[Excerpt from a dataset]

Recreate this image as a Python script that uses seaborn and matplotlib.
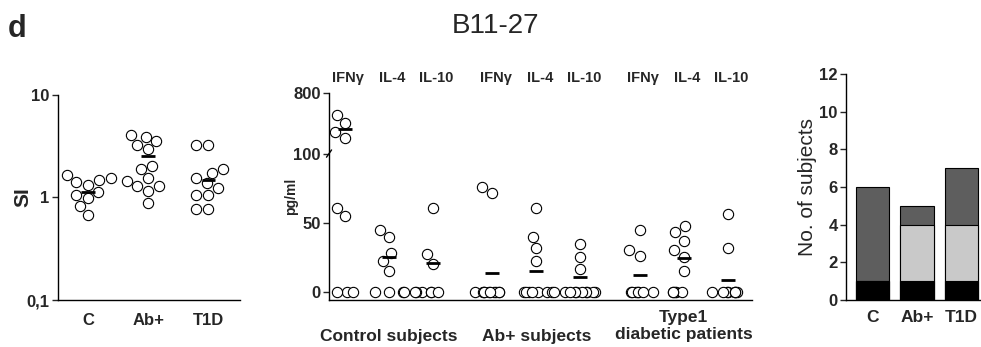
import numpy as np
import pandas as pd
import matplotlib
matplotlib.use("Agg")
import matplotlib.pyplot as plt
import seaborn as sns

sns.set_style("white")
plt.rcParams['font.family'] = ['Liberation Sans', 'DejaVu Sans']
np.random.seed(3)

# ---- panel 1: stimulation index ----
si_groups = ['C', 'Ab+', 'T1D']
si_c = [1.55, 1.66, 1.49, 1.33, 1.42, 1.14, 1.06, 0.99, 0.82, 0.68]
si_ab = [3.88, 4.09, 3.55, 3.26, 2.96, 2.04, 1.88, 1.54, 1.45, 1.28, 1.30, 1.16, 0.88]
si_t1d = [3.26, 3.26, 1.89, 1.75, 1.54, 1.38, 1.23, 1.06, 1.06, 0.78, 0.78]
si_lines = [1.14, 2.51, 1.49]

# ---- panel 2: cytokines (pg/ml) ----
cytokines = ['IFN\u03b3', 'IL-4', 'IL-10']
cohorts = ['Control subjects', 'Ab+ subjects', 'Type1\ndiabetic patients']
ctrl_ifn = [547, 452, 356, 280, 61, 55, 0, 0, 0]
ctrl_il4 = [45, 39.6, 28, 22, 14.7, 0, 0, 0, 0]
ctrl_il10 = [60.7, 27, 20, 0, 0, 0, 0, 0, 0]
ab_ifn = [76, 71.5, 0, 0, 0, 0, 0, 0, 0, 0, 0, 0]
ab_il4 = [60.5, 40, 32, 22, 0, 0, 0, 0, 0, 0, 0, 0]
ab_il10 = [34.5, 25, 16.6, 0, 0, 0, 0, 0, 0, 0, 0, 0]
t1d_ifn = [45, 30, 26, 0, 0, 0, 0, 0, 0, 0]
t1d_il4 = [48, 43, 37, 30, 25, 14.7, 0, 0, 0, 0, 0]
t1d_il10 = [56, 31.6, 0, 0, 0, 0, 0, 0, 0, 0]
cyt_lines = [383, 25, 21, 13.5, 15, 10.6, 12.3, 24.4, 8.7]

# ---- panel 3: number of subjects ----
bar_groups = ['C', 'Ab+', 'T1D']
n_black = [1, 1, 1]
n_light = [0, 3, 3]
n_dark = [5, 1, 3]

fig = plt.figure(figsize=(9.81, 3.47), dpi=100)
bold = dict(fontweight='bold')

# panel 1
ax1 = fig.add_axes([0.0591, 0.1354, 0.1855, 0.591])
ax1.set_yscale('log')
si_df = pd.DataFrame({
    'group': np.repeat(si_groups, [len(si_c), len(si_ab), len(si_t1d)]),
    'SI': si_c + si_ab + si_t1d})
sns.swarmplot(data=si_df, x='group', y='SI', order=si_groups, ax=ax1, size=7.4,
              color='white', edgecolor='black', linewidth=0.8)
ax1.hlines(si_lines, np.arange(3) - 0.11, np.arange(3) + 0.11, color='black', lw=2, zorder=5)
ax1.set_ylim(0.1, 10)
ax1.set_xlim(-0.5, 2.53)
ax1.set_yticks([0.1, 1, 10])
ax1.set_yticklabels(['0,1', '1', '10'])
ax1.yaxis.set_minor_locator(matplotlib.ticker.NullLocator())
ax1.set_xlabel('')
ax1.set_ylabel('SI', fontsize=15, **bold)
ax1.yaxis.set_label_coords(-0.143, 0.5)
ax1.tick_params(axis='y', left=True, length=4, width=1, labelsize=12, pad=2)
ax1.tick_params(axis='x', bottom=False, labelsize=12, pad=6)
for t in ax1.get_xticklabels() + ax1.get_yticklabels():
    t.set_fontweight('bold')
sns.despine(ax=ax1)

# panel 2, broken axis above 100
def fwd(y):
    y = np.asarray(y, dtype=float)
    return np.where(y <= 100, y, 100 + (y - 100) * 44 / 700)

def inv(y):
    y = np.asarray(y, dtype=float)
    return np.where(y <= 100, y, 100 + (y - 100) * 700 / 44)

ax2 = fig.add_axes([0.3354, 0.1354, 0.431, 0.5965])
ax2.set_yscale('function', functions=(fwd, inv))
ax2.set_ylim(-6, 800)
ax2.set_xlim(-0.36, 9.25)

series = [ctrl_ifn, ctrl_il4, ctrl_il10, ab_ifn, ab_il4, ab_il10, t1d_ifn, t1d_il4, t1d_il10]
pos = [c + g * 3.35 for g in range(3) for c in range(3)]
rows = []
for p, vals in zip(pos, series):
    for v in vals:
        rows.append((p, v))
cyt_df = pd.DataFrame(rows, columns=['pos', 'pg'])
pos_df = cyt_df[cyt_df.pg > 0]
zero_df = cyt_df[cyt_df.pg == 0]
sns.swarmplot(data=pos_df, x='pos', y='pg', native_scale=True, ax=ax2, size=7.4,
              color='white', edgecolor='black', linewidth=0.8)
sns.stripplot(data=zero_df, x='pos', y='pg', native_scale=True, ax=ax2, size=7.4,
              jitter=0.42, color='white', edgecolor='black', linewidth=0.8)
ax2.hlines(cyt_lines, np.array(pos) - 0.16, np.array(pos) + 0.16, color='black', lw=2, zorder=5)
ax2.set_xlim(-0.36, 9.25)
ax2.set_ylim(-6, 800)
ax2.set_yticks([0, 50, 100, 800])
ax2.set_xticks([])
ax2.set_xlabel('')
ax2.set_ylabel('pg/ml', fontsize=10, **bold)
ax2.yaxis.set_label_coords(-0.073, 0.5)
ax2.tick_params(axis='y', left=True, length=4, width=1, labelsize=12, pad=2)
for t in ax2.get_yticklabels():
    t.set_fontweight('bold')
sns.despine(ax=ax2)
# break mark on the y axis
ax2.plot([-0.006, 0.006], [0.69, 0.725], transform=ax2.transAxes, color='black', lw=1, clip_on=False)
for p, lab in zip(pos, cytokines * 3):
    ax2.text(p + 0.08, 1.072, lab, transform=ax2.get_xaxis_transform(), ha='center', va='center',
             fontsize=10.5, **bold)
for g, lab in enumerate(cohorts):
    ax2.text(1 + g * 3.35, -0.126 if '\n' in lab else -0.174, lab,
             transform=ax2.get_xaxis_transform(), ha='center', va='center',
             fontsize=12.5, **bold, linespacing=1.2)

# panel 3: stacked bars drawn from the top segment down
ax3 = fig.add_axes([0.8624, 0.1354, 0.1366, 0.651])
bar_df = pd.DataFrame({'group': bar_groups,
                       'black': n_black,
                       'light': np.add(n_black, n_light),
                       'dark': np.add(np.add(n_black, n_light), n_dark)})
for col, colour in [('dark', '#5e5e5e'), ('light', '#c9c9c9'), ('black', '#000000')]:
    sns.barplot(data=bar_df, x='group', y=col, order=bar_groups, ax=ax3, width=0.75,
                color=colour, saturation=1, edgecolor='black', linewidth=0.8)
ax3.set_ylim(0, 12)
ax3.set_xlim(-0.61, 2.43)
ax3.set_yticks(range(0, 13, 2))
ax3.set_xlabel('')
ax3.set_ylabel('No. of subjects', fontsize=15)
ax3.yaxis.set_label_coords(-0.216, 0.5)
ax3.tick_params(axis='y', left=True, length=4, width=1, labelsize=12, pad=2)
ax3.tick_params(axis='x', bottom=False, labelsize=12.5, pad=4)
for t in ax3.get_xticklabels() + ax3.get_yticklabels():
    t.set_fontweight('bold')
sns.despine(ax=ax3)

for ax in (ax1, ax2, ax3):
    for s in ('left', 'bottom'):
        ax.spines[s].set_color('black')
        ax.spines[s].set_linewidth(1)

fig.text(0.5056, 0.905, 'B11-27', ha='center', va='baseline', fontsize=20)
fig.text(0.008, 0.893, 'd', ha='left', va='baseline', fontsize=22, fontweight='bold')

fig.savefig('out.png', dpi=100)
...
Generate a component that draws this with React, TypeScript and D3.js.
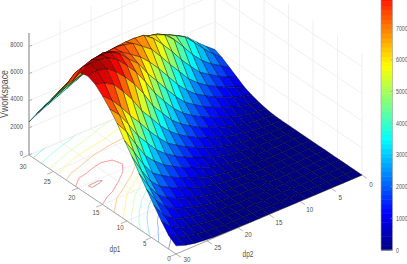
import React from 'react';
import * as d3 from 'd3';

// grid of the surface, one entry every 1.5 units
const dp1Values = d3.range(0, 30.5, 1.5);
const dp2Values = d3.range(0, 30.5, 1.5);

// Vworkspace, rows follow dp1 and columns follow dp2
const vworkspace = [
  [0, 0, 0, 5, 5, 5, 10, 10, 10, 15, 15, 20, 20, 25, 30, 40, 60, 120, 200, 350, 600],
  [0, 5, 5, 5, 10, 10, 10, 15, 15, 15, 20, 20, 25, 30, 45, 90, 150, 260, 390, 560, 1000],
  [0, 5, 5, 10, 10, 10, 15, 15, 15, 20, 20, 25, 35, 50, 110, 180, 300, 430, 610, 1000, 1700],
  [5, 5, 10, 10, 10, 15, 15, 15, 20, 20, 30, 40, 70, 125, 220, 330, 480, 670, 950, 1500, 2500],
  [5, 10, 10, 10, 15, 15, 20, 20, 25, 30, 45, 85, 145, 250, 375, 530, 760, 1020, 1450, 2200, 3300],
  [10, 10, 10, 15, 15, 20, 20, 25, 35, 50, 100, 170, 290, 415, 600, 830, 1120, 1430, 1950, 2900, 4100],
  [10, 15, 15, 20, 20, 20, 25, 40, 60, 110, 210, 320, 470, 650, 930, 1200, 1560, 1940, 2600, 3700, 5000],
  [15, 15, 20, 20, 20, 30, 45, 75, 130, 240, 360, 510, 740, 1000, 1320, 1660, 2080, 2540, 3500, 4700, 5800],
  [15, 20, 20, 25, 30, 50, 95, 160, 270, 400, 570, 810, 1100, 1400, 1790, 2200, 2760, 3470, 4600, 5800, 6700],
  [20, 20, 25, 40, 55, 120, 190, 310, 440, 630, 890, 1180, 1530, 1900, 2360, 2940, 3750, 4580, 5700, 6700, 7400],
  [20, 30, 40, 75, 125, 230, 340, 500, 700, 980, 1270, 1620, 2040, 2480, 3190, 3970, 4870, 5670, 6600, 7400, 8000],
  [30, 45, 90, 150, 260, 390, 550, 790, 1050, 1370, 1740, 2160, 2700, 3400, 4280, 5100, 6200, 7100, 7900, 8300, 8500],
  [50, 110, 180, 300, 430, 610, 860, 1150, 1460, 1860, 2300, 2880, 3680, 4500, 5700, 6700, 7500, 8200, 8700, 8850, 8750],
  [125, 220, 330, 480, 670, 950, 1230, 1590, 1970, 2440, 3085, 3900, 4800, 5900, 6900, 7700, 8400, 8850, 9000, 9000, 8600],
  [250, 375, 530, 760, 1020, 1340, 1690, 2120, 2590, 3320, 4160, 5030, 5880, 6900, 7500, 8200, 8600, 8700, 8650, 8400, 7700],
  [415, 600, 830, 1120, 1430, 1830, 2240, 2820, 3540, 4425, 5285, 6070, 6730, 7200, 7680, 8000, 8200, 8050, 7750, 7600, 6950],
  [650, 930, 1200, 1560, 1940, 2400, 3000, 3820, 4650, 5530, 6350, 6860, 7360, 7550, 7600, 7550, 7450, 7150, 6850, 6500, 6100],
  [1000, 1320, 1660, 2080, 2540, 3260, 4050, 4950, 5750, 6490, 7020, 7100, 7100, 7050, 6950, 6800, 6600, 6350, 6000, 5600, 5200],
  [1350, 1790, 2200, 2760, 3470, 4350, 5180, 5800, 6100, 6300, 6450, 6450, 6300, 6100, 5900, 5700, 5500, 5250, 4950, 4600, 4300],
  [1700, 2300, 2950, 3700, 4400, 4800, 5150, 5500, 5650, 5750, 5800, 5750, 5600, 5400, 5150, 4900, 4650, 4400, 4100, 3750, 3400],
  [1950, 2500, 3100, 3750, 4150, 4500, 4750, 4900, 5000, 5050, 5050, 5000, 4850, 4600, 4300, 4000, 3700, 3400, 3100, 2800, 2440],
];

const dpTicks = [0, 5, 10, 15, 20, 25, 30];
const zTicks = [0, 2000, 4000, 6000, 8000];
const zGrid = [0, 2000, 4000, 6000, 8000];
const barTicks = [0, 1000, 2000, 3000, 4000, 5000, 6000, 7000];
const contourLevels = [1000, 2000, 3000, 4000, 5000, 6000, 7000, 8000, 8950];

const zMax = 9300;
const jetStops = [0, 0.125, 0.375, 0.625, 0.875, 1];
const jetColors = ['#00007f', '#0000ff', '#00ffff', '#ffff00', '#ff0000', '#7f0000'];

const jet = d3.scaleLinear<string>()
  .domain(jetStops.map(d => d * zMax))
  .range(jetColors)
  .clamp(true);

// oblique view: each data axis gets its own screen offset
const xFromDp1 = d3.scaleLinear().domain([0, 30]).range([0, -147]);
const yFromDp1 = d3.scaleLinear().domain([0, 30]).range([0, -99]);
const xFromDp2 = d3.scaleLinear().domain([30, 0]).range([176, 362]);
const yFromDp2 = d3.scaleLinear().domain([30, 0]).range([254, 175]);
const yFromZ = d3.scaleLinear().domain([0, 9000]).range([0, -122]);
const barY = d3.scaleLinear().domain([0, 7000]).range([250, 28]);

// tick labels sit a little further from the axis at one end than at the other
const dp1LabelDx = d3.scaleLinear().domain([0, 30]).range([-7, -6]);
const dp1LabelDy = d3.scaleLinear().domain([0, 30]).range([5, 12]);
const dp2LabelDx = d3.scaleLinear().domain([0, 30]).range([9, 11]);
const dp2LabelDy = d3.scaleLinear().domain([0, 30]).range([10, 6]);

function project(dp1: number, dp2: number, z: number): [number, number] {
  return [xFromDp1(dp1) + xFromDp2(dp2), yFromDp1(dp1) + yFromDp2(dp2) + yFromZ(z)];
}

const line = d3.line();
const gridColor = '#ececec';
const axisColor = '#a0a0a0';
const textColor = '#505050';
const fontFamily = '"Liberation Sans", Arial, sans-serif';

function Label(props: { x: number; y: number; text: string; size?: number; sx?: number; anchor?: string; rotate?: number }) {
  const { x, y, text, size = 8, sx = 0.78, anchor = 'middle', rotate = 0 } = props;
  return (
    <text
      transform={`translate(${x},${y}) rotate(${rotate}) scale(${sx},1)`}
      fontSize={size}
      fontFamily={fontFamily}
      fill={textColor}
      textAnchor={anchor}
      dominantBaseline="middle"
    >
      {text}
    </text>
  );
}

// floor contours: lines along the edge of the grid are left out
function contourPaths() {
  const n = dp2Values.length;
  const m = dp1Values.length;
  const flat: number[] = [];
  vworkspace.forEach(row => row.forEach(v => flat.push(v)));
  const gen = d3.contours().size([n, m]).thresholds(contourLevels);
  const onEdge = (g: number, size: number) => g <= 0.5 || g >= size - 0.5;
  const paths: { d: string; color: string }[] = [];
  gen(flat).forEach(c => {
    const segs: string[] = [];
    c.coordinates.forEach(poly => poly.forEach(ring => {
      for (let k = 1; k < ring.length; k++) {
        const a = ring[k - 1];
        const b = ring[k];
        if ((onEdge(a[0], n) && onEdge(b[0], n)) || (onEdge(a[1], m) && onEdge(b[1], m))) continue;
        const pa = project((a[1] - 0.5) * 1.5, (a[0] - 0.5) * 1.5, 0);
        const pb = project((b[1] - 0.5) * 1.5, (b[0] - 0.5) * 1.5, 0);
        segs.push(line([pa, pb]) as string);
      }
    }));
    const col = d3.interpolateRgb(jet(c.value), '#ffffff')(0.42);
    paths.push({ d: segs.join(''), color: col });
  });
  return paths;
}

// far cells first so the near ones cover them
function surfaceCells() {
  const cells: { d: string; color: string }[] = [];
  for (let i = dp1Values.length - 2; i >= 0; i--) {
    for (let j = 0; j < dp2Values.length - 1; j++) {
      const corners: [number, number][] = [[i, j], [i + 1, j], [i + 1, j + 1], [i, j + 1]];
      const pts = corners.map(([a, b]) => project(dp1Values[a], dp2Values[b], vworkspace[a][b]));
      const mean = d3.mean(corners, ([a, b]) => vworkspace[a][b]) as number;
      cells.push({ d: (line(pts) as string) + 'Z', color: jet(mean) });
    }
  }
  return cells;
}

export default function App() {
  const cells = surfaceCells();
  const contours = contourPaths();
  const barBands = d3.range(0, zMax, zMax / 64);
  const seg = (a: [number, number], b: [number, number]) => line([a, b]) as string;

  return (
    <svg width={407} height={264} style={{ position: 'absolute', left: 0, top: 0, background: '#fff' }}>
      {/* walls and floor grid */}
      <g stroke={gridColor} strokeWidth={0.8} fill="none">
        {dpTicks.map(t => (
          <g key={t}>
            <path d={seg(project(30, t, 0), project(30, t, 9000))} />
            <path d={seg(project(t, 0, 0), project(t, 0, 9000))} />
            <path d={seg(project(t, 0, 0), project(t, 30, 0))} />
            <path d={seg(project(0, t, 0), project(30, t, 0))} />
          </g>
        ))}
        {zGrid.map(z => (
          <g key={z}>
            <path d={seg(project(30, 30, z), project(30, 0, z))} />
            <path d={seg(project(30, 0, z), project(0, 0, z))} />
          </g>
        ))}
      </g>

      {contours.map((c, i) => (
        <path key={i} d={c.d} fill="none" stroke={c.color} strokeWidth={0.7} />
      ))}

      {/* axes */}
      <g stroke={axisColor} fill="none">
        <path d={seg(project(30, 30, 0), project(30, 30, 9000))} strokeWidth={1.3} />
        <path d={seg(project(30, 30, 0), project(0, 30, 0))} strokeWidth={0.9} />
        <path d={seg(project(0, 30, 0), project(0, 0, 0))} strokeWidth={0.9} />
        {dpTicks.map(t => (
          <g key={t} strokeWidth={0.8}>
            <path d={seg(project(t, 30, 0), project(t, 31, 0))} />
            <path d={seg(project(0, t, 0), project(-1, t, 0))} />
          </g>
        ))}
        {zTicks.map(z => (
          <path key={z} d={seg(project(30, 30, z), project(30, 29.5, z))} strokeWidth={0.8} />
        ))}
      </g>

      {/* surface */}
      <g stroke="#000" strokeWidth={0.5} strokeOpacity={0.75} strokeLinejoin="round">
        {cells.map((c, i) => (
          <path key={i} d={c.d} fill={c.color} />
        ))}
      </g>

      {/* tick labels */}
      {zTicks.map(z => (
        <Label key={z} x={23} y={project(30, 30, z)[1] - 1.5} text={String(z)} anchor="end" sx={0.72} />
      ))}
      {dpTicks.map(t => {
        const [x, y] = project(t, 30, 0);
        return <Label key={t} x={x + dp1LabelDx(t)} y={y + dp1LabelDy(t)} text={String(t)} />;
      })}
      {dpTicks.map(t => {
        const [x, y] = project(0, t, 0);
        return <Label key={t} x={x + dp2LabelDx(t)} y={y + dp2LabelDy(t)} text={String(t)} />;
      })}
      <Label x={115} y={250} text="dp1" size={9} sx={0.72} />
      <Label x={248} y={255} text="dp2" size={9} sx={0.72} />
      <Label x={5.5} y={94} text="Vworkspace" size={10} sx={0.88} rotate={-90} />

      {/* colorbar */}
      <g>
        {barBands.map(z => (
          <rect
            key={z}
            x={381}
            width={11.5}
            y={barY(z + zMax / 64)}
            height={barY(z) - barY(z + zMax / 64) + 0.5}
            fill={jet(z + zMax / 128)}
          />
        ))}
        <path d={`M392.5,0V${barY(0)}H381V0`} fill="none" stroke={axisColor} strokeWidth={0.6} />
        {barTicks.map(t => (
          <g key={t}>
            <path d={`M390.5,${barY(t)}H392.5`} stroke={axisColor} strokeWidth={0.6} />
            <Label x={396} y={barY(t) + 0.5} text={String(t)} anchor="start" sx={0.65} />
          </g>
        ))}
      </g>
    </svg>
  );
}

**EXERCISE AIM**
Pictures stay out: repeat exactly only the lines from the one with "Generate a component" through the one with "const dp2Values = d3.range(0, 30.5, 1.5);".

**CORRECT OUTPUT**
Generate a component that draws this with React, TypeScript and D3.js.
import React from 'react';
import * as d3 from 'd3';

// grid of the surface, one entry every 1.5 units
const dp1Values = d3.range(0, 30.5, 1.5);
const dp2Values = d3.range(0, 30.5, 1.5);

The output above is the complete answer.